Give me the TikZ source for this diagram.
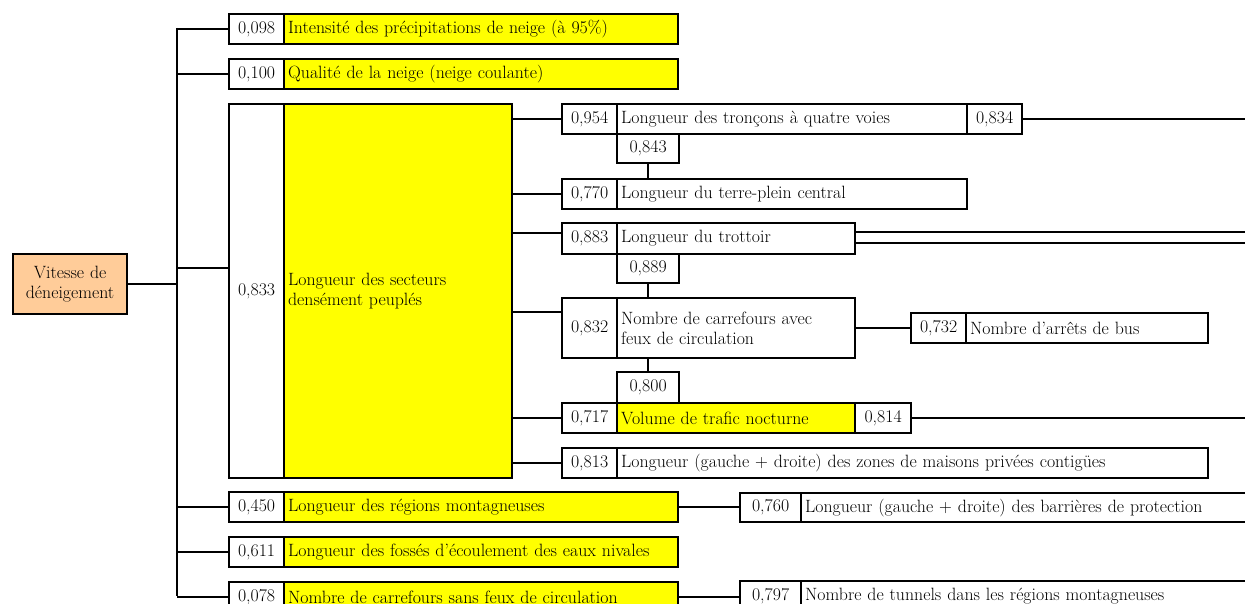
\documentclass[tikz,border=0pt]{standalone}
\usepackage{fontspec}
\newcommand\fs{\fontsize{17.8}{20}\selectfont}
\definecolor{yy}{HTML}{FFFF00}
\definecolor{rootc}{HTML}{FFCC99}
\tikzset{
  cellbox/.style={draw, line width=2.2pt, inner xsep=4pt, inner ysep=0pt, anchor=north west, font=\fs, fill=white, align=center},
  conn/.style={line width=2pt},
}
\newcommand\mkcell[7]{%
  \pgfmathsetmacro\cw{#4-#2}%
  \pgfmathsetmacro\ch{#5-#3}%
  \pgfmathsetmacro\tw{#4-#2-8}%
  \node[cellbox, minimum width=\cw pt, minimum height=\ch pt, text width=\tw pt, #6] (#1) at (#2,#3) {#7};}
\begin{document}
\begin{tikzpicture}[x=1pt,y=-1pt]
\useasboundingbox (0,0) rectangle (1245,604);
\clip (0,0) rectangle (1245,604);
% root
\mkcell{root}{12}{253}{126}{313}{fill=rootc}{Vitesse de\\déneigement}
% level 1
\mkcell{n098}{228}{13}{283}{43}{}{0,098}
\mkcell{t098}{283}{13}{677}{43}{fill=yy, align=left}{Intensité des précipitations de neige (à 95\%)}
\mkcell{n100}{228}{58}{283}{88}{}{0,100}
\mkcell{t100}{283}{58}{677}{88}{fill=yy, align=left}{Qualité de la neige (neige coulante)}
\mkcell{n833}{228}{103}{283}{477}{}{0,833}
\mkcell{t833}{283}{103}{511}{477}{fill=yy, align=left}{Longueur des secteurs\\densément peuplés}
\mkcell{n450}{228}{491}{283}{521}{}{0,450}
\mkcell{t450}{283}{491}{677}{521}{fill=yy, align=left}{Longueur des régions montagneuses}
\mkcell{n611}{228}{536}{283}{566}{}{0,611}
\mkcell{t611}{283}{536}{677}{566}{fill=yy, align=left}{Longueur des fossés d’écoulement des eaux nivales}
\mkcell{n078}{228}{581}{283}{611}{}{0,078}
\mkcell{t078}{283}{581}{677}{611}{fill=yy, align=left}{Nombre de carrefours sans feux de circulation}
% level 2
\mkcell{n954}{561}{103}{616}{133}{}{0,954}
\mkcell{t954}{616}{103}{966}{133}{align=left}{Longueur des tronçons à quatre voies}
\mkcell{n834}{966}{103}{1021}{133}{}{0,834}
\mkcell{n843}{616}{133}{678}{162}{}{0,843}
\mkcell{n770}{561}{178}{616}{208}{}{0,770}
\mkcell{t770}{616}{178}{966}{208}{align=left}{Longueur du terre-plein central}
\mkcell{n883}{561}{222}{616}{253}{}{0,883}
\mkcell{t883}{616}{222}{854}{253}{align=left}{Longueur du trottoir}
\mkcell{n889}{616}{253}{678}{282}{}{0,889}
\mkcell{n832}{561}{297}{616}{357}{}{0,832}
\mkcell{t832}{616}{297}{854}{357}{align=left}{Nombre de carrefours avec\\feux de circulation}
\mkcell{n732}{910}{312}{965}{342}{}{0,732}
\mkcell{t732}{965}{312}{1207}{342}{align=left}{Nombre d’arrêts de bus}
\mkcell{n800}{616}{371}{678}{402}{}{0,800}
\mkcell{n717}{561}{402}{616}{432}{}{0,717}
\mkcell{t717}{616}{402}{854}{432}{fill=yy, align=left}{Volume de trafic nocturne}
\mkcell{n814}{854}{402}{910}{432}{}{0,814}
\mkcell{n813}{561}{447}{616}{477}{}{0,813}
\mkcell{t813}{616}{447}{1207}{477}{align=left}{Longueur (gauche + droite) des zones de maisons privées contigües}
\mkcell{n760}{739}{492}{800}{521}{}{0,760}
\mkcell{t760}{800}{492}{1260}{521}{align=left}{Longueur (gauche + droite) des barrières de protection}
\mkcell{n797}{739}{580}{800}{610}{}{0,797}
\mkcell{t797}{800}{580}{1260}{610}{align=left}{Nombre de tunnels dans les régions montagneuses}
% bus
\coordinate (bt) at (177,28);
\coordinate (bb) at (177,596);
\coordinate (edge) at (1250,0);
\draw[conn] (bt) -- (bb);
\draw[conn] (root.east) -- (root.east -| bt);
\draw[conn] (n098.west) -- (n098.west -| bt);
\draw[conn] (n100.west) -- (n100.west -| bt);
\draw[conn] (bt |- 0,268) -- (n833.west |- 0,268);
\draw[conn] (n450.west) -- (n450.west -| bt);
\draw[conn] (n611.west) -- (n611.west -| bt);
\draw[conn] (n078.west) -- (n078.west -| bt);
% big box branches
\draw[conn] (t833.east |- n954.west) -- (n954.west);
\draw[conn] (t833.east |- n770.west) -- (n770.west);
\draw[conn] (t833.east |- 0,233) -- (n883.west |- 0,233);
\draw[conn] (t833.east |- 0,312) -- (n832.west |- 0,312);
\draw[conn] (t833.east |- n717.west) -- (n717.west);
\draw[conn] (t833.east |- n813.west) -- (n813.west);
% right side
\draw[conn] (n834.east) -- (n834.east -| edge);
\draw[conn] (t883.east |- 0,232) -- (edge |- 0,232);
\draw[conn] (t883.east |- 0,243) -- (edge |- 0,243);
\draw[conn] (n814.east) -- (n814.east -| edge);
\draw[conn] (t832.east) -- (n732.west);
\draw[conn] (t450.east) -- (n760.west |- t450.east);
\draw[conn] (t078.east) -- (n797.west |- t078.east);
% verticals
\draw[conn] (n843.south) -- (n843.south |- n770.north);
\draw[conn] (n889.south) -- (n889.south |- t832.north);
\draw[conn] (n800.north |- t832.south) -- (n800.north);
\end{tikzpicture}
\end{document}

WRITTEN PROBLEM:
The data above should be repeated exactly, minus any pictures.

OUTPUT BELOW:
Give me the TikZ source for this diagram.
\documentclass[tikz,border=0pt]{standalone}
\usepackage{fontspec}
\newcommand\fs{\fontsize{17.8}{20}\selectfont}
\definecolor{yy}{HTML}{FFFF00}
\definecolor{rootc}{HTML}{FFCC99}
\tikzset{
  cellbox/.style={draw, line width=2.2pt, inner xsep=4pt, inner ysep=0pt, anchor=north west, font=\fs, fill=white, align=center},
  conn/.style={line width=2pt},
}
\newcommand\mkcell[7]{%
  \pgfmathsetmacro\cw{#4-#2}%
  \pgfmathsetmacro\ch{#5-#3}%
  \pgfmathsetmacro\tw{#4-#2-8}%
  \node[cellbox, minimum width=\cw pt, minimum height=\ch pt, text width=\tw pt, #6] (#1) at (#2,#3) {#7};}
\begin{document}
\begin{tikzpicture}[x=1pt,y=-1pt]
\useasboundingbox (0,0) rectangle (1245,604);
\clip (0,0) rectangle (1245,604);
% root
\mkcell{root}{12}{253}{126}{313}{fill=rootc}{Vitesse de\\déneigement}
% level 1
\mkcell{n098}{228}{13}{283}{43}{}{0,098}
\mkcell{t098}{283}{13}{677}{43}{fill=yy, align=left}{Intensité des précipitations de neige (à 95\%)}
\mkcell{n100}{228}{58}{283}{88}{}{0,100}
\mkcell{t100}{283}{58}{677}{88}{fill=yy, align=left}{Qualité de la neige (neige coulante)}
\mkcell{n833}{228}{103}{283}{477}{}{0,833}
\mkcell{t833}{283}{103}{511}{477}{fill=yy, align=left}{Longueur des secteurs\\densément peuplés}
\mkcell{n450}{228}{491}{283}{521}{}{0,450}
\mkcell{t450}{283}{491}{677}{521}{fill=yy, align=left}{Longueur des régions montagneuses}
\mkcell{n611}{228}{536}{283}{566}{}{0,611}
\mkcell{t611}{283}{536}{677}{566}{fill=yy, align=left}{Longueur des fossés d’écoulement des eaux nivales}
\mkcell{n078}{228}{581}{283}{611}{}{0,078}
\mkcell{t078}{283}{581}{677}{611}{fill=yy, align=left}{Nombre de carrefours sans feux de circulation}
% level 2
\mkcell{n954}{561}{103}{616}{133}{}{0,954}
\mkcell{t954}{616}{103}{966}{133}{align=left}{Longueur des tronçons à quatre voies}
\mkcell{n834}{966}{103}{1021}{133}{}{0,834}
\mkcell{n843}{616}{133}{678}{162}{}{0,843}
\mkcell{n770}{561}{178}{616}{208}{}{0,770}
\mkcell{t770}{616}{178}{966}{208}{align=left}{Longueur du terre-plein central}
\mkcell{n883}{561}{222}{616}{253}{}{0,883}
\mkcell{t883}{616}{222}{854}{253}{align=left}{Longueur du trottoir}
\mkcell{n889}{616}{253}{678}{282}{}{0,889}
\mkcell{n832}{561}{297}{616}{357}{}{0,832}
\mkcell{t832}{616}{297}{854}{357}{align=left}{Nombre de carrefours avec\\feux de circulation}
\mkcell{n732}{910}{312}{965}{342}{}{0,732}
\mkcell{t732}{965}{312}{1207}{342}{align=left}{Nombre d’arrêts de bus}
\mkcell{n800}{616}{371}{678}{402}{}{0,800}
\mkcell{n717}{561}{402}{616}{432}{}{0,717}
\mkcell{t717}{616}{402}{854}{432}{fill=yy, align=left}{Volume de trafic nocturne}
\mkcell{n814}{854}{402}{910}{432}{}{0,814}
\mkcell{n813}{561}{447}{616}{477}{}{0,813}
\mkcell{t813}{616}{447}{1207}{477}{align=left}{Longueur (gauche + droite) des zones de maisons privées contigües}
\mkcell{n760}{739}{492}{800}{521}{}{0,760}
\mkcell{t760}{800}{492}{1260}{521}{align=left}{Longueur (gauche + droite) des barrières de protection}
\mkcell{n797}{739}{580}{800}{610}{}{0,797}
\mkcell{t797}{800}{580}{1260}{610}{align=left}{Nombre de tunnels dans les régions montagneuses}
% bus
\coordinate (bt) at (177,28);
\coordinate (bb) at (177,596);
\coordinate (edge) at (1250,0);
\draw[conn] (bt) -- (bb);
\draw[conn] (root.east) -- (root.east -| bt);
\draw[conn] (n098.west) -- (n098.west -| bt);
\draw[conn] (n100.west) -- (n100.west -| bt);
\draw[conn] (bt |- 0,268) -- (n833.west |- 0,268);
\draw[conn] (n450.west) -- (n450.west -| bt);
\draw[conn] (n611.west) -- (n611.west -| bt);
\draw[conn] (n078.west) -- (n078.west -| bt);
% big box branches
\draw[conn] (t833.east |- n954.west) -- (n954.west);
\draw[conn] (t833.east |- n770.west) -- (n770.west);
\draw[conn] (t833.east |- 0,233) -- (n883.west |- 0,233);
\draw[conn] (t833.east |- 0,312) -- (n832.west |- 0,312);
\draw[conn] (t833.east |- n717.west) -- (n717.west);
\draw[conn] (t833.east |- n813.west) -- (n813.west);
% right side
\draw[conn] (n834.east) -- (n834.east -| edge);
\draw[conn] (t883.east |- 0,232) -- (edge |- 0,232);
\draw[conn] (t883.east |- 0,243) -- (edge |- 0,243);
\draw[conn] (n814.east) -- (n814.east -| edge);
\draw[conn] (t832.east) -- (n732.west);
\draw[conn] (t450.east) -- (n760.west |- t450.east);
\draw[conn] (t078.east) -- (n797.west |- t078.east);
% verticals
\draw[conn] (n843.south) -- (n843.south |- n770.north);
\draw[conn] (n889.south) -- (n889.south |- t832.north);
\draw[conn] (n800.north |- t832.south) -- (n800.north);
\end{tikzpicture}
\end{document}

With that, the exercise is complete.